- Date: 8–14 July
- Edition: 46th
- Category: World Series
- Draw: 32S / 16D
- Prize money: $275,000
- Surface: Clay / outdoor
- Location: Gstaad, Switzerland
- Venue: Roy Emerson Arena

Champions

Singles
- Emilio Sánchez

Doubles
- Gary Muller / Danie Visser
- ← 1990 · Suisse Open Gstaad · 1992 →

= 1991 Rado Swiss Open =

The 1991 Rado Swiss Open, also known as Suisse Open Gstaad, was an men's professional tennis tournament played on outdoor clay courts at the Roy Emerson Arena in Gstaad, Switzerland that was part of the World Series category of the 1991 ATP Tour.

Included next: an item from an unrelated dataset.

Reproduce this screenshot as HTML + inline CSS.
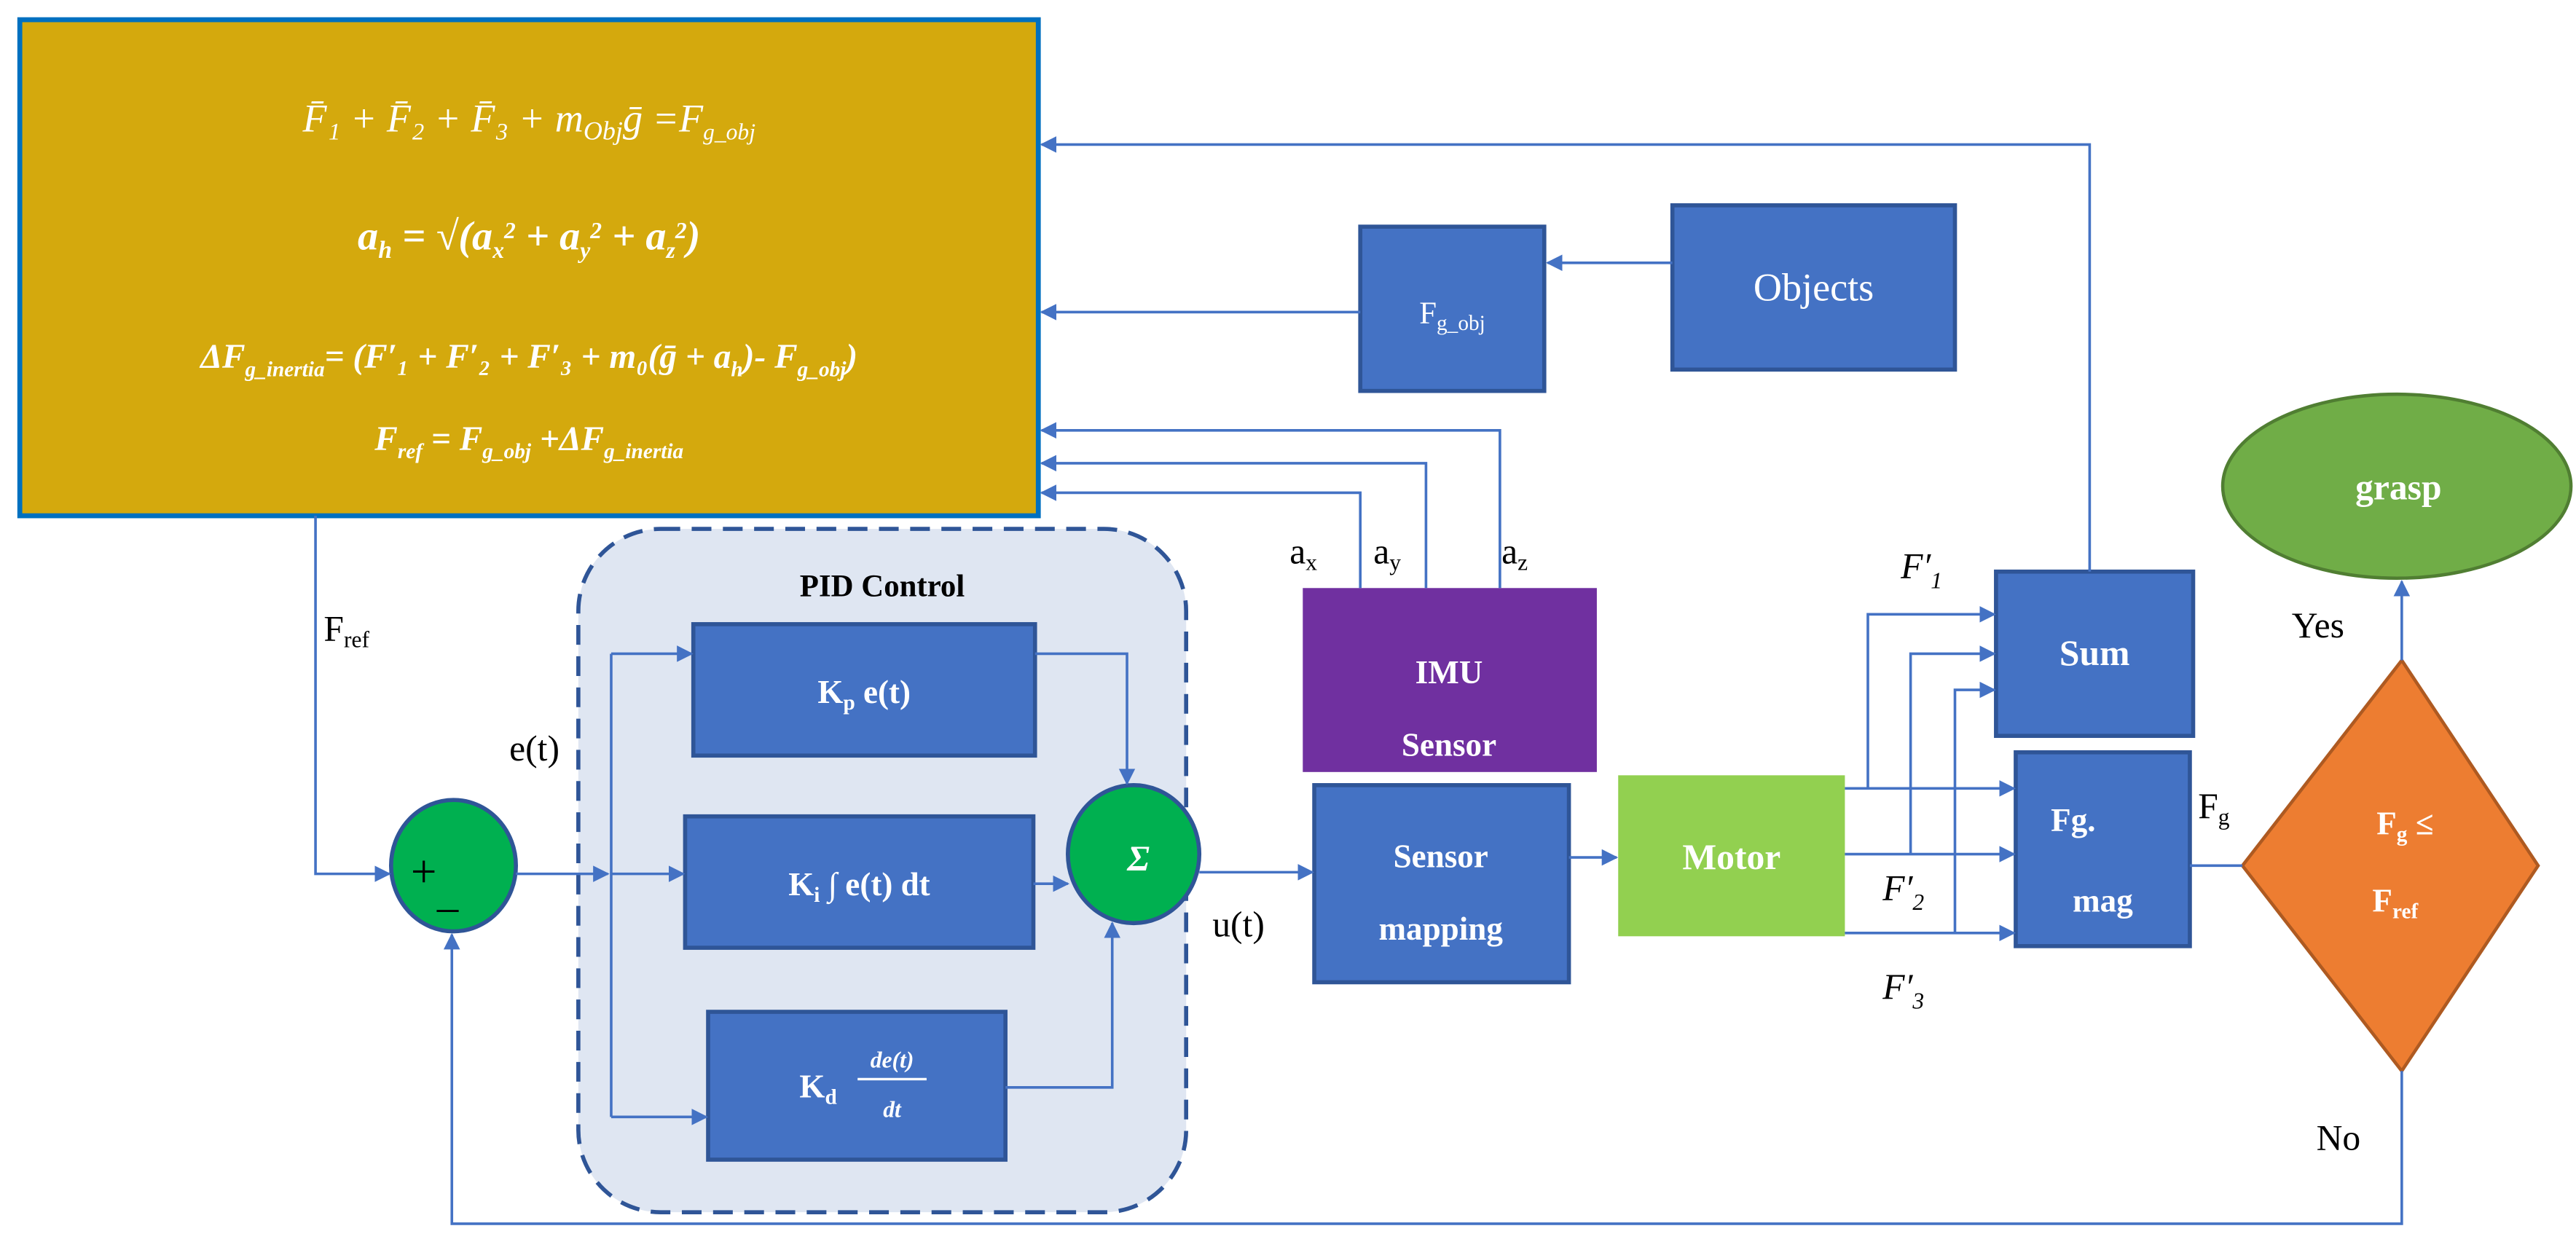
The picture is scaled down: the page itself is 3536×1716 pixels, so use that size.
<!DOCTYPE html>
<html><head><meta charset="utf-8"><style>html,body{margin:0;padding:0;background:#fff}svg{display:block}</style></head>
<body>
<svg width="3536" height="1716" viewBox="0 0 1568 761" xmlns="http://www.w3.org/2000/svg" font-family="Liberation Serif, serif">
<defs>
<marker id="a" markerWidth="10" markerHeight="10" refX="9" refY="5" orient="auto" markerUnits="userSpaceOnUse"><path d="M0,0 L10,5 L0,10 z" fill="#4472C4"/></marker>
</defs>
<rect x="12" y="12" width="620" height="302" fill="#D4A90D" stroke="#0070C0" stroke-width="3"/>
<g fill="#fff" font-style="italic" text-anchor="middle">
<text x="322" y="80" font-size="24">F̄₁ + F̄₂ + F̄₃ + m<tspan font-size="16" dy="5">Obj</tspan><tspan dy="-5">ḡ =F</tspan><tspan font-size="14" dy="5">g_obj</tspan></text>
<text x="322" y="152" font-size="25" font-weight="bold">a<tspan font-size="15" dy="5">h</tspan><tspan dy="-5"> = √(a</tspan><tspan font-size="14" dy="5">x</tspan><tspan font-size="14" dy="-12">2</tspan><tspan dy="7"> + a</tspan><tspan font-size="14" dy="5">y</tspan><tspan font-size="14" dy="-12">2</tspan><tspan dy="7"> + a</tspan><tspan font-size="14" dy="5">z</tspan><tspan font-size="14" dy="-12">2</tspan><tspan dy="7">)</tspan></text>
<text x="322" y="224" font-size="21" font-weight="bold">ΔF<tspan font-size="13" dy="5">g_inertia</tspan><tspan dy="-5">= (F′₁ + F′₂ + F′₃ + m₀(ḡ + a</tspan><tspan font-size="13" dy="5">h</tspan><tspan dy="-5">)- F</tspan><tspan font-size="13" dy="5">g_obj</tspan><tspan dy="-5">)</tspan></text>
<text x="322" y="274" font-size="21" font-weight="bold">F<tspan font-size="13" dy="5">ref</tspan><tspan dy="-5"> = F</tspan><tspan font-size="13" dy="5">g_obj</tspan><tspan dy="-5"> +ΔF</tspan><tspan font-size="13" dy="5">g_inertia</tspan></text>
</g>
<rect x="352" y="322" width="370" height="416" rx="50" fill="#DFE6F2" stroke="#2F5597" stroke-width="2.5" stroke-dasharray="12,7"/>
<text x="537" y="363" font-size="19" font-weight="bold" text-anchor="middle">PID Control</text>
<g stroke="#2F5597" stroke-width="2.5" fill="#4472C4">
<rect x="422" y="380" width="208" height="80"/>
<rect x="417" y="497" width="212" height="80"/>
<rect x="431" y="616" width="181" height="90"/>
<rect x="828" y="138" width="112" height="100"/>
<rect x="1018" y="125" width="172" height="100"/>
<rect x="800" y="478" width="155" height="120"/>
<rect x="1215" y="348" width="120" height="100"/>
<rect x="1227" y="458" width="106" height="118"/>
</g>
<rect x="793" y="358" width="179" height="112" fill="#7030A0"/>
<rect x="985" y="472" width="138" height="98" fill="#92D050"/>
<ellipse cx="276" cy="527" rx="38" ry="40" fill="#00B050" stroke="#2F5597" stroke-width="2.5"/>
<ellipse cx="690" cy="520" rx="40" ry="42" fill="#00B050" stroke="#2F5597" stroke-width="2.5"/>
<ellipse cx="1459" cy="296" rx="106" ry="56" fill="#70AD47" stroke="#507E32" stroke-width="2"/>
<polygon points="1462,402 1545,527 1462,652 1365,527" fill="#ED7D31" stroke="#AE5A21" stroke-width="2"/>
<g fill="#fff" font-weight="bold" text-anchor="middle" font-size="20">
<text x="526" y="428">K<tspan font-size="13" dy="4">p</tspan><tspan dy="-4"> e(t)</tspan></text>
<text x="523" y="545">K<tspan font-size="13" dy="4">i</tspan><tspan dy="-4">  ∫ e(t) dt</tspan></text>
<text x="498" y="668">K<tspan font-size="13" dy="4">d</tspan></text>
<text x="543" y="650" font-size="14" font-style="italic">de(t)</text>
<line x1="522" y1="657" x2="564" y2="657" stroke="#fff" stroke-width="1.5"/>
<text x="543" y="680" font-size="14" font-style="italic">dt</text>
<text x="693" y="530" font-size="22" font-style="italic">Σ</text>
<text x="884" y="197" font-weight="normal" font-size="19">F<tspan font-size="13" dy="4">g_obj</tspan></text>
<text x="1104" y="183" font-weight="normal" font-size="24">Objects</text>
<text x="882" y="416" font-size="20">IMU</text>
<text x="882" y="460" font-size="20">Sensor</text>
<text x="877" y="528" font-size="20">Sensor</text>
<text x="877" y="572" font-size="20">mapping</text>
<text x="1054" y="529" font-size="22">Motor</text>
<text x="1275" y="405" font-size="22">Sum</text>
<text x="1262" y="506" font-size="20">Fg.</text>
<text x="1280" y="555" font-size="20">mag</text>
<text x="1460" y="304" font-size="22">grasp</text>
<text x="1464" y="508" font-size="20">F<tspan font-size="13" dy="4">g</tspan><tspan dy="-4"> ≤</tspan></text>
<text x="1458" y="555" font-size="20">F<tspan font-size="13" dy="4">ref</tspan></text>
</g>
<text x="250" y="540" font-size="28">+</text>
<text x="266" y="552" font-size="26">_</text>
<g font-size="22" fill="#000">
<text x="197" y="390">F<tspan font-size="14" dy="4">ref</tspan></text>
<text x="310" y="463">e(t)</text>
<text x="738" y="570">u(t)</text>
<text x="785" y="343">a<tspan font-size="14" dy="4">x</tspan></text>
<text x="836" y="343">a<tspan font-size="14" dy="4">y</tspan></text>
<text x="914" y="343">a<tspan font-size="14" dy="4">z</tspan></text>
<text x="1157" y="352" font-style="italic">F′<tspan font-size="14" dy="6">1</tspan></text>
<text x="1146" y="548" font-style="italic">F′<tspan font-size="14" dy="6">2</tspan></text>
<text x="1146" y="608" font-style="italic">F′<tspan font-size="14" dy="6">3</tspan></text>
<text x="1338" y="498">F<tspan font-size="14" dy="4">g</tspan></text>
<text x="1395" y="388">Yes</text>
<text x="1410" y="700">No</text>
</g>
<g stroke="#4472C4" stroke-width="1.6" fill="none">
<polyline points="1272,348 1272,88 634,88" marker-end="url(#a)"/>
<polyline points="828,190 634,190" marker-end="url(#a)"/>
<polyline points="1018,160 942,160" marker-end="url(#a)"/>
<polyline points="913,358 913,262 634,262" marker-end="url(#a)"/>
<polyline points="868,358 868,282 634,282" marker-end="url(#a)"/>
<polyline points="828,358 828,300 634,300" marker-end="url(#a)"/>
<polyline points="192,314 192,532 237,532" marker-end="url(#a)"/>
<polyline points="314,532 370,532" marker-end="url(#a)"/>
<line x1="372" y1="398" x2="372" y2="680"/>
<polyline points="372,398 421,398" marker-end="url(#a)"/>
<polyline points="372,532 416,532" marker-end="url(#a)"/>
<polyline points="372,680 430,680" marker-end="url(#a)"/>
<polyline points="630,398 686,398 686,477" marker-end="url(#a)"/>
<polyline points="629,538 650,538" marker-end="url(#a)"/>
<polyline points="612,662 677,662 677,562" marker-end="url(#a)"/>
<polyline points="730,531 799,531" marker-end="url(#a)"/>
<polyline points="955,522 984,522" marker-end="url(#a)"/>
<polyline points="1123,480 1226,480" marker-end="url(#a)"/>
<polyline points="1123,520 1226,520" marker-end="url(#a)"/>
<polyline points="1123,568 1226,568" marker-end="url(#a)"/>
<polyline points="1137,480 1137,374 1214,374" marker-end="url(#a)"/>
<polyline points="1163,520 1163,398 1214,398" marker-end="url(#a)"/>
<polyline points="1190,568 1190,420 1214,420" marker-end="url(#a)"/>
<line x1="1333" y1="527" x2="1365" y2="527"/>
<polyline points="1462,402 1462,354" marker-end="url(#a)"/>
<polyline points="1462,652 1462,745 275,745 275,569" marker-end="url(#a)"/>
</g>
</svg>
</body></html>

It was the 46th edition of the tournament and was held from 8 July until 14 July 1991. Fifth-seeded Emilio Sánchez won the singles title, his second at the event after 1987.

==Finals==

===Singles===

ESP Emilio Sánchez defeated ESP Sergi Bruguera 6–1, 6–4, 6–4
- It was Sánchez's 3rd and last singles title of the year and the 14th of his career.

===Doubles===

 Gary Muller / Danie Visser defeated FRA Guy Forget / SUI Jakob Hlasek 7–6, 6–4
- It was Mullers' 1st doubles title of the year and the 4th of his career. It was Visser's only doubles title of the year and the 11th of his career.